‘A Separation’ wins BBC World Cinema Award

If you were still in any doubt that Asghar Farhadi’s superb Iranian marital drama “A Separation” is this year’s Chosen One on the world cinema circuit, there was further confirmation this week, as the film scooped the annual BBC Four World Cinema Award, handed annually by rotating jury of film and arts luminaries to what they perceive as the standout non-English-language film of the year.

The award itself is a modest one, but it has a habit of going to consensus critical champions. Previous winners include “The White Ribbon,” “4 Months, 3 Weeks and 2 Days” and “Pan’s Labyrinth.” Juries here clearly aren’t encouraged to surprise with against-the-grain choices, nor should they be.

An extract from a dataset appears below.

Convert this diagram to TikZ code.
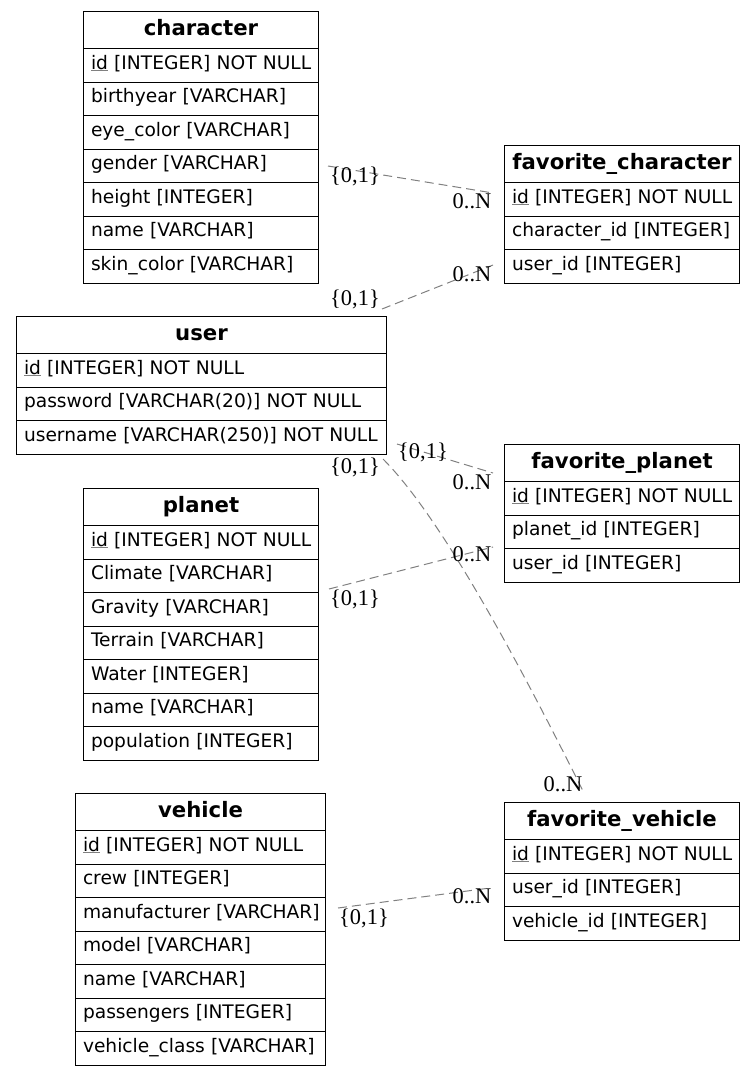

“A Separation” is clearly, and deservedly, now in that elevated league of approval, despite its lesser-known auteur and more modest origins: it’s the first winner of the award since “Downfall” in 2006 not to have debuted at Cannes. (If the success of Farhadi’s film has taught us anything this year, it’s that people should pay closer attention to the Berlinale in February.) An Oscar nomination is expected — should the general branch members not vote it in, there’ll be critical hell to pay if the executive committee doesn’t save it — though I’m still not counting on the soft-centered voting contingent giving this thorny moral study the win.

Looking at the films it beat to the World Cinema Award, one can’t imagine the jury — headed this year by playwright and Oscar-nominated screenwriter David Hare, with filmmaker Gurdinder Chadha and novelist Kazuo Ishiguro also in the mix — had to sweat to hard over this decision. “The Skin I Live In,” “Uncle Boonmee Who Can Recall His Past Lives,” “Of Gods and Men” and “Le Quattro Volte” may all have their champions, but none have united opinion to the same extent as Farhadi’s film, the humanism and structural sophistication of which is very tough to argue against. Including the likes of “Poetry,” “Tomboy” or “Miss Bala” would have made for a stronger shortlist, I think, but I can’t see how the outcome would have been any different.

Meanwhile, in another pretty inarguable decision, Isabelle Huppert won the World Cinema Achievement Award. Huzzah. I doubt her trophy cabinet was looking particularly lonely, but there aren’t really enough awards to give one of our greatest working actors. Anyone want to tell that to the Academy?